I texted my son, right away he comes back: “She’s here, that was fast!” So they sit together and wait for the CT results.

And I sit here 500 + miles away.

Acute appendicitis, not horrible but bad enough and very painful. Ambulance is called. I text my son: “I am coming.” Wondering, is this necessary? He will be fine, doesn’t need me (the worst words a mom can think to herself about a child).

“OK,” comes the response. I am now at a park chatting with a friend about all this. Still shaking because I am not there, she looks very concerned, reinforces my thought that he’ll do fine without my being there, being considerate of the fact that I just moved to a new place, am still unsettled.

But this is my child. Thirty-five years old, still my child.

Calling my vet, yes by some miracle they do have a spot for my Lily rescue dog, on Labor Day weekend.

Delta whisks me through the reservation, gives me a medic rate, I give them the hospital phone number for verification.

I don’t think any flights have ever been easier in my entire life, even with a connection in Atlanta.

Still, this is a very simple surgery, he doesn’t really need me.

Sister-in-law generously offers their guest room to me. Gratefully I accept hoping I am not such an inconvenience, short notice like this.

She meets me with my niece at the airport. At the hospital there is my son, post-surgery, still weak but looking well, skin is warm to the touch but not clammy. That’s all I wanted. Lay eyes and hands on my child.

I stay an hour maybe, by the generosity of my sister-in-law. I know she is tired. Besides watching my son carefully, scrutinizing doctors and medical people for me, keeping by him with his girlfriend throughout this very trying day she takes her daughter to swim practice and does the various thousand other things a mother of a pre-teen does on any given weekend.

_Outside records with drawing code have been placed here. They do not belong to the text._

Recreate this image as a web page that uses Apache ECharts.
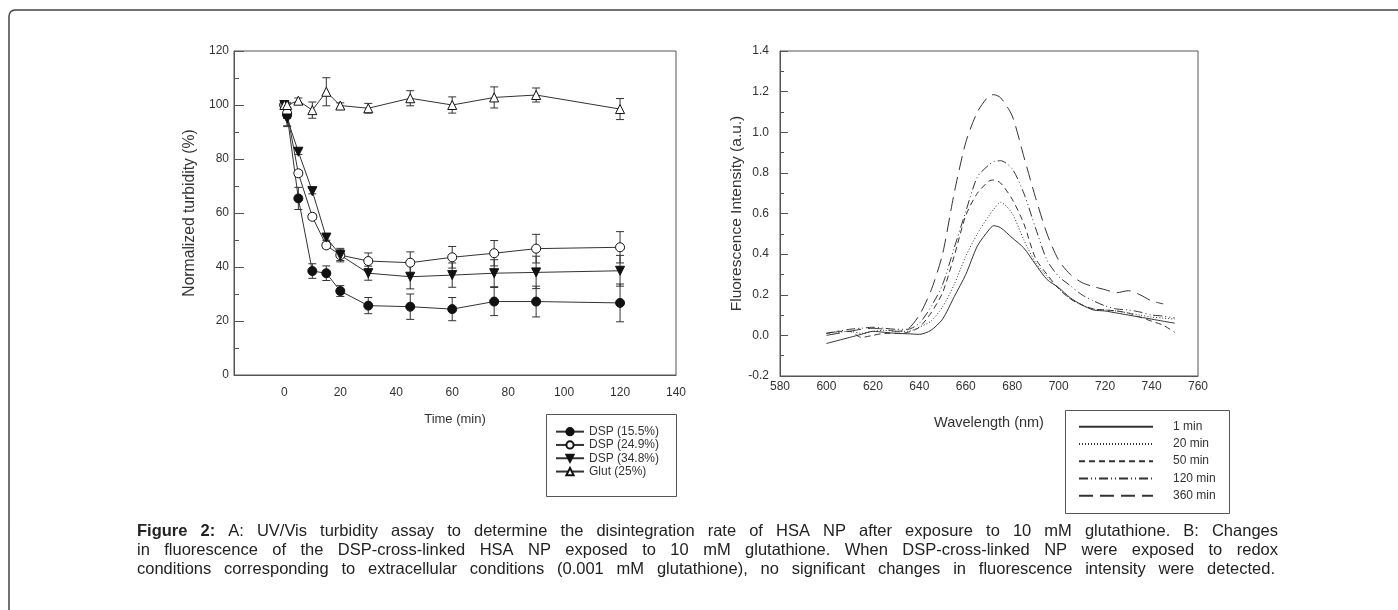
<!DOCTYPE html>
<html>
<head>
<meta charset="utf-8">
<script src="https://cdn.jsdelivr.net/npm/echarts@6/dist/echarts.min.js"></script>
<style>
  html, body { margin: 0; padding: 0; background: #fff; }
  #main { width: 1398px; height: 610px; }
</style>
</head>
<body>
<div id="main"></div>
<script>
// A: turbidity vs time
var timeMin = [0, 1, 5, 10, 15, 20, 30, 45, 60, 75, 90, 120];
var dsp155 = [100, 96.3, 65.4, 38.5, 37.7, 31.1, 25.7, 25.3, 24.4, 27.2, 27.2, 26.7];
var dsp155Err = [1, 4, 4.1, 2.7, 2.7, 2, 3, 4.7, 4.3, 5.2, 5.7, 7];
var dsp249 = [100, 97, 74.7, 58.6, 48.0, 44.4, 42.2, 41.6, 43.6, 45.1, 46.8, 47.3];
var dsp249Err = [1, 2, 1, 1, 1, 2, 3, 4, 4, 4.7, 5.3, 5.8];
var dsp348 = [100, 95, 82.7, 68.1, 50.9, 44.4, 37.7, 36.4, 37.0, 37.7, 38.0, 38.6];
var dsp348Err = [1, 3, 1, 1, 1, 2.5, 2.6, 4.5, 4.5, 5, 6, 5.7];
var glut25 = [100, 100, 101.6, 98.1, 104.9, 99.8, 98.8, 102.5, 100.0, 102.8, 103.7, 98.5];
var glut25Err = [1, 1, 1, 3, 5.2, 1, 1.8, 2.8, 3, 3.9, 2.6, 3.9];
var timeTicks = [0, 20, 40, 60, 80, 100, 120, 140];

// B: fluorescence spectra
var wavelength = [600, 605, 610, 615, 620, 625, 630, 635, 640, 645, 650, 655, 660, 665, 670, 672,
                  675, 680, 685, 690, 695, 700, 705, 710, 715, 720, 725, 730, 735, 740, 745, 750];
var fl1min = [-0.04, -0.025, -0.01, 0.005, 0.02, 0.015, 0.01, 0.008, 0.005, 0.025, 0.08, 0.19, 0.30, 0.44, 0.52, 0.54,
              0.53, 0.48, 0.43, 0.35, 0.275, 0.235, 0.185, 0.15, 0.125, 0.12, 0.11, 0.1, 0.09, 0.08, 0.07, 0.06];
var fl20min = [0.01, 0.015, 0.02, 0.01, 0.02, 0.025, 0.02, 0.02, 0.04, 0.07, 0.14, 0.25, 0.39, 0.5, 0.59, 0.62,
               0.655, 0.6, 0.47, 0.36, 0.29, 0.23, 0.18, 0.15, 0.13, 0.125, 0.12, 0.11, 0.1, 0.09, 0.085, 0.08];
var fl50min = [0.01, 0.02, 0.02, -0.01, 0.0, 0.01, 0.01, 0.015, 0.04, 0.11, 0.21, 0.39, 0.59, 0.7, 0.76, 0.765,
               0.75, 0.67, 0.55, 0.38, 0.3, 0.23, 0.18, 0.15, 0.13, 0.125, 0.12, 0.11, 0.09, 0.07, 0.05, 0.015];
var fl120min = [0.01, 0.02, 0.03, 0.035, 0.04, 0.035, 0.03, 0.03, 0.06, 0.14, 0.25, 0.43, 0.61, 0.78, 0.84, 0.855,
                0.86, 0.82, 0.7, 0.53, 0.37, 0.29, 0.245, 0.2, 0.17, 0.145, 0.13, 0.125, 0.115, 0.1, 0.095, 0.085];
var fl360min = [0.0, 0.01, 0.02, 0.03, 0.035, 0.03, 0.02, 0.03, 0.1, 0.22, 0.4, 0.7, 0.95, 1.1, 1.18, 1.185,
                1.17, 1.08, 0.88, 0.68, 0.5, 0.37, 0.3, 0.26, 0.24, 0.225, 0.21, 0.22, 0.2, 0.17, 0.155, null];

var captionLines = [
  'Figure 2: A: UV/Vis turbidity assay to determine the disintegration rate of HSA NP after exposure to 10 mM glutathione. B: Changes',
  'in fluorescence of the DSP-cross-linked HSA NP exposed to 10 mM glutathione. When DSP-cross-linked NP were exposed to redox',
  'conditions corresponding to extracellular conditions (0.001 mM glutathione), no significant changes in fluorescence intensity were detected.'
];

var FONT = "'Liberation Sans', Arial, sans-serif";
var INK = '#333';
var FRAME = '#555';

var chart = echarts.init(document.getElementById('main'));

function pairs(xs, ys) {
  return xs.map(function (x, i) { return [x, ys[i]]; });
}

function turbSeries(name, vals, symbol, fill, rotate) {
  return {
    type: 'line', name: name, xAxisIndex: 0, yAxisIndex: 0,
    data: pairs(timeMin, vals),
    symbol: symbol, symbolSize: 9, symbolRotate: rotate || 0,
    showAllSymbol: true, silent: true, z: 3,
    lineStyle: { color: INK, width: 1 },
    itemStyle: { color: fill, borderColor: '#111', borderWidth: 1 },
    emphasis: { disabled: true }
  };
}

function errorBars(vals, errs) {
  return {
    type: 'custom', xAxisIndex: 0, yAxisIndex: 0, z: 2, silent: true,
    data: timeMin.map(function (t, i) { return [t, vals[i], errs[i]]; }),
    renderItem: function (params, api) {
      var top = api.coord([api.value(0), api.value(1) + api.value(2)]);
      var bot = api.coord([api.value(0), api.value(1) - api.value(2)]);
      var w = 4;
      var st = { stroke: INK, lineWidth: 1 };
      return {
        type: 'group', children: [
          { type: 'line', shape: { x1: top[0], y1: top[1], x2: bot[0], y2: bot[1] }, style: st },
          { type: 'line', shape: { x1: top[0] - w, y1: top[1], x2: top[0] + w, y2: top[1] }, style: st },
          { type: 'line', shape: { x1: bot[0] - w, y1: bot[1], x2: bot[0] + w, y2: bot[1] }, style: st }
        ]
      };
    }
  };
}

function specSeries(name, vals, dash) {
  return {
    type: 'line', name: name, xAxisIndex: 1, yAxisIndex: 1,
    data: pairs(wavelength, vals), symbol: 'none', smooth: 0.25, silent: true,
    lineStyle: { color: INK, width: 1, type: dash },
    itemStyle: { color: INK },
    emphasis: { disabled: true }
  };
}

// justified caption, one text element per word
var CAP_SIZE = 16.5;
var capX = 137, capEnd = [1278, 1278, 1275], capY = [531, 550, 569];
var ctx = document.createElement('canvas').getContext('2d');
var captionGraphics = [];
captionLines.forEach(function (line, li) {
  var words = line.split(' ');
  var bold = words.map(function (w, wi) { return li === 0 && wi < 2; });
  var widths = words.map(function (w, wi) {
    ctx.font = (bold[wi] ? 'bold ' : '') + CAP_SIZE + 'px ' + FONT;
    return ctx.measureText(w).width;
  });
  var total = widths.reduce(function (a, b) { return a + b; }, 0);
  var gap = (capEnd[li] - capX - total) / (words.length - 1);
  var x = capX;
  words.forEach(function (w, wi) {
    captionGraphics.push({
      type: 'text', x: x, y: capY[li], silent: true,
      style: {
        text: w, fill: '#222', fontSize: CAP_SIZE, fontFamily: FONT,
        fontWeight: bold[wi] ? 'bold' : 'normal', verticalAlign: 'middle'
      }
    });
    x += widths[wi] + gap;
  });
});

var axisText = { color: INK, fontSize: 12, fontFamily: FONT };
function nameText(size) {
  return { color: INK, fontSize: size, fontFamily: FONT };
}

chart.setOption({
  animation: false,
  backgroundColor: '#fff',
  grid: [
    { left: 234, top: 51, width: 442, height: 324, show: true, borderColor: FRAME, borderWidth: 1 },
    { left: 780, top: 51, width: 418, height: 325, show: true, borderColor: FRAME, borderWidth: 1 }
  ],
  xAxis: [
    {
      type: 'value', gridIndex: 0, min: -18, max: 140,
      name: 'Time (min)', nameLocation: 'middle', nameGap: 38, nameTextStyle: nameText(13),
      axisLine: { onZero: false, lineStyle: { color: FRAME } },
      axisTick: { show: false, customValues: timeTicks },
      axisLabel: Object.assign({ customValues: timeTicks, margin: 12 }, axisText),
      splitLine: { show: false }
    },
    {
      type: 'value', gridIndex: 1, min: 580, max: 760, interval: 20,
      name: 'Wavelength (nm)', nameLocation: 'middle', nameGap: 39, nameTextStyle: nameText(14.5),
      axisLine: { onZero: false, lineStyle: { color: FRAME } },
      axisTick: { show: false },
      axisLabel: Object.assign({ margin: 5 }, axisText),
      splitLine: { show: false }
    }
  ],
  yAxis: [
    {
      type: 'value', gridIndex: 0, min: 0, max: 120, interval: 20,
      name: 'Normalized turbidity (%)', nameLocation: 'middle', nameGap: 36, nameTextStyle: nameText(15.7),
      axisLine: { show: true, onZero: false, lineStyle: { color: FRAME } },
      axisTick: { show: true, inside: true, length: 10, lineStyle: { color: FRAME } },
      minorTick: { show: true, splitNumber: 2, length: 5, lineStyle: { color: FRAME } },
      axisLabel: Object.assign({ margin: 5 }, axisText),
      splitLine: { show: false }
    },
    {
      type: 'value', gridIndex: 1, min: -0.2, max: 1.4, interval: 0.2,
      name: 'Fluorescence Intensity (a.u.)', nameLocation: 'middle', nameGap: 35, nameTextStyle: nameText(15.5),
      axisLine: { show: true, onZero: false, lineStyle: { color: FRAME } },
      axisTick: { show: true, inside: true, length: 8, lineStyle: { color: FRAME } },
      minorTick: { show: true, splitNumber: 2, length: 4, lineStyle: { color: FRAME } },
      axisLabel: Object.assign({
        margin: 11,
        formatter: function (v) { return Math.abs(v) < 1e-9 ? '0.0' : v.toFixed(1); }
      }, axisText),
      splitLine: { show: false }
    }
  ],
  legend: [
    {
      left: 555, top: 425, orient: 'vertical', padding: 0,
      data: ['DSP (15.5%)', 'DSP (24.9%)', 'DSP (34.8%)', 'Glut (25%)'],
      itemWidth: 28, itemHeight: 9, itemGap: 0, selectedMode: false,
      textStyle: { color: INK, fontSize: 12, fontFamily: FONT, lineHeight: 13.3 }
    },
    {
      left: 1078, top: 418, orient: 'vertical', padding: 0,
      data: ['1 min', '20 min', '50 min', '120 min', '360 min'],
      itemWidth: 74, itemHeight: 10, itemGap: 0, selectedMode: false,
      itemStyle: { opacity: 0 },
      textStyle: { color: INK, fontSize: 12, fontFamily: FONT, lineHeight: 17.25, padding: [0, 0, 0, 15] }
    }
  ],
  graphic: [
    { type: 'rect', silent: true, shape: { x: 9, y: 10, width: 1420, height: 640, r: 6 },
      style: { fill: 'none', stroke: '#444', lineWidth: 1.5 } },
    { type: 'rect', silent: true, shape: { x: 546.5, y: 414.5, width: 130, height: 82 },
      style: { fill: 'none', stroke: FRAME, lineWidth: 1 } },
    { type: 'rect', silent: true, shape: { x: 1065.5, y: 410.5, width: 164, height: 103 },
      style: { fill: 'none', stroke: FRAME, lineWidth: 1 } }
  ].concat(captionGraphics),
  series: [
    errorBars(dsp155, dsp155Err),
    errorBars(dsp249, dsp249Err),
    errorBars(dsp348, dsp348Err),
    errorBars(glut25, glut25Err),
    turbSeries('DSP (15.5%)', dsp155, 'circle', '#111'),
    turbSeries('DSP (24.9%)', dsp249, 'circle', '#fff'),
    turbSeries('DSP (34.8%)', dsp348, 'triangle', '#111', 180),
    turbSeries('Glut (25%)', glut25, 'triangle', '#fff'),
    specSeries('1 min', fl1min, 'solid'),
    specSeries('20 min', fl20min, [1, 2]),
    specSeries('50 min', fl50min, [6, 4]),
    specSeries('120 min', fl120min, [9, 3, 1, 3, 1, 3]),
    specSeries('360 min', fl360min, [14, 7])
  ]
});
</script>
</body>
</html>
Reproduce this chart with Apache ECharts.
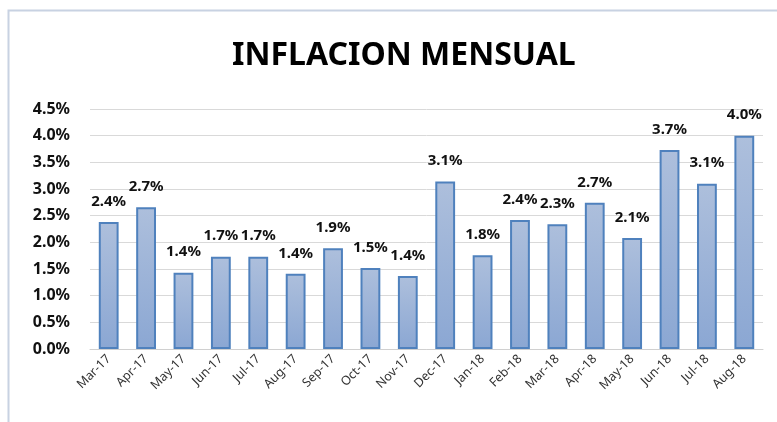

And yet she allows me as much time as I need to assure myself that despite absence of appendix my son is whole, mending.

Unexpected. The hospital gives Bill their blessing and his walking papers on Sunday mid-day. His girlfriend whisks him away. My sister-in-law and I go to visit him that afternoon while his girlfriend goes out to pick up the meds the hospital prescribed for post-op/recovery and a few groceries. He is moving slowly, still reeling a bit, coming back from the suddenness of it all.

His girlfriend returns, we exit.

Unplanned. Unbidden. Unwanted. Unavoidable. Blessings come in all sorts of disguises.

Thank You God for taking such good care of my son, of me, of my brother, sister-in-law and niece.